🤖 AI Summary
Existing OCR and translation benchmarks (e.g., OCRBench) overlook the evaluation of complex-layout, long-text understanding—particularly for menus. This paper introduces MOTBench, the first joint OCR-and-translation benchmark tailored to menu scenarios, focusing on accurate recognition and translation of dish names, prices, and units in multilingual, multi-font, cross-cultural menu images. Our contributions are threefold: (1) a fine-grained structured evaluation framework covering layout comprehension and semantic generation; (2) a high-consistency automated assessment system integrating field-level accuracy and semantic equivalence, calibrated via human-annotated bilingual (Chinese/English) reference data; and (3) culturally sensitive annotations and a real-world menu dataset. Experiments demonstrate strong agreement between automated metrics and human judgments (Spearman’s ρ > 0.92), and systematically expose consistent weaknesses of state-of-the-art LVLMs in price localization, unit identification, and culturally nuanced term translation. MOTBench is publicly released and adopted by the research community.
📝 Abstract
The rapid advancement of large vision-language models (LVLMs) has significantly propelled applications in document understanding, particularly in optical character recognition (OCR) and multilingual translation.
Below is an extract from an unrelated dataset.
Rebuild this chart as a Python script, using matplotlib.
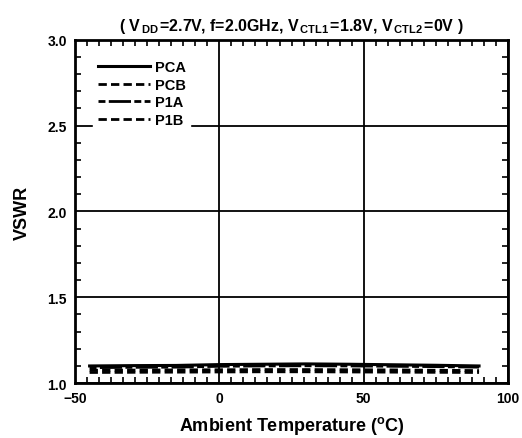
import matplotlib
matplotlib.use('Agg')
import matplotlib.pyplot as plt
from matplotlib.ticker import MultipleLocator, AutoMinorLocator

plt.rcParams['font.family'] = ['Liberation Sans', 'DejaVu Sans']
plt.rcParams['font.weight'] = 'bold'
plt.rcParams['mathtext.fontset'] = 'custom'
plt.rcParams['mathtext.rm'] = 'Liberation Sans:bold'
plt.rcParams['mathtext.it'] = 'Liberation Sans:bold'
plt.rcParams['mathtext.bf'] = 'Liberation Sans:bold'

# data
temps = [-45, -30, -15, 0, 15, 30, 45, 60, 75, 90]
pca = [1.100, 1.102, 1.103, 1.108, 1.110, 1.112, 1.110, 1.107, 1.104, 1.100]
pcb = [1.075, 1.076, 1.077, 1.078, 1.079, 1.079, 1.078, 1.077, 1.075, 1.073]
p1a = [1.090, 1.092, 1.093, 1.098, 1.100, 1.101, 1.100, 1.098, 1.096, 1.093]
p1b = [1.062, 1.063, 1.064, 1.065, 1.066, 1.066, 1.065, 1.064, 1.063, 1.062]

fig = plt.figure(figsize=(5.22, 4.39), dpi=100)
ax = fig.add_axes([0.144, 0.125, 0.829, 0.782])

ax.plot(temps, pca, color='black', lw=2.2, ls='-', label='PCA')
ax.plot(temps, pcb, color='black', lw=2.0, dashes=(3, 1.5), label='PCB')
ax.plot(temps, p1a, color='black', lw=2.0, dashes=(2.5, 1.2, 8, 1.2), label='P1A')
ax.plot(temps, p1b, color='black', lw=2.0, dashes=(3, 1.5), label='P1B')

ax.set_xlim(-50, 100)
ax.set_ylim(1.0, 3.0)
ax.xaxis.set_major_locator(MultipleLocator(50))
ax.yaxis.set_major_locator(MultipleLocator(0.5))
ax.xaxis.set_minor_locator(AutoMinorLocator(12))
ax.yaxis.set_minor_locator(AutoMinorLocator(5))
ax.yaxis.set_major_formatter(plt.FuncFormatter(lambda v, p: f'{v:.1f}'))

ax.grid(True, which='major', color='black', lw=1.3)
ax.tick_params(which='both', direction='in', top=True, right=True, labelsize=10)
ax.tick_params(which='major', length=0, pad=6)
ax.tick_params(which='minor', length=4, width=1.2)
for s in ax.spines.values():
    s.set_linewidth(2)

ax.set_xlabel('Ambient Temperature ($^{o}$C)', fontsize=13, fontweight='bold', labelpad=6)
ax.set_ylabel('VSWR', fontsize=13, fontweight='bold', labelpad=12)
ax.set_title(r'( V$_{\,DD\,}$=2.7V, f=2.0GHz, V$_{\,CTL1\,}$=1.8V, V$_{\,CTL2\,}$=0V )',
             fontsize=11.5, fontweight='bold', pad=7)

leg = ax.legend(loc='upper left', bbox_to_anchor=(0.025, 0.975), frameon=True,
                fontsize=10.5, handlelength=3.6, handletextpad=0.3,
                labelspacing=0.25, borderpad=0.3)
leg.get_frame().set_edgecolor('white')
leg.get_frame().set_facecolor('white')
leg.get_frame().set_alpha(1)
leg.get_frame().set_boxstyle('square', pad=0)
for t in leg.get_texts():
    t.set_fontweight('bold')

fig.savefig('out.png', dpi=100)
However, current evaluations of LVLMs, like the widely used OCRBench, mainly focus on verifying the correctness of their short-text responses and long-text responses with simple layout, while the evaluation of their ability to understand long texts with complex layout design is highly significant but largely overlooked. In this paper, we propose Menu OCR and Translation Benchmark (MOTBench), a specialized evaluation framework emphasizing the pivotal role of menu translation in cross-cultural communication. MOTBench requires LVLMs to accurately recognize and translate each dish, along with its price and unit items on a menu, providing a comprehensive assessment of their visual understanding and language processing capabilities. Our benchmark is comprised of a collection of Chinese and English menus, characterized by intricate layouts, a variety of fonts, and culturally specific elements across different languages, along with precise human annotations. Experiments show that our automatic evaluation results are highly consistent with professional human evaluation. We evaluate a range of publicly available state-of-the-art LVLMs, and through analyzing their output to identify the strengths and weaknesses in their performance, offering valuable insights to guide future advancements in LVLM development. MOTBench is available at https://github.com/gitwzl/MOTBench.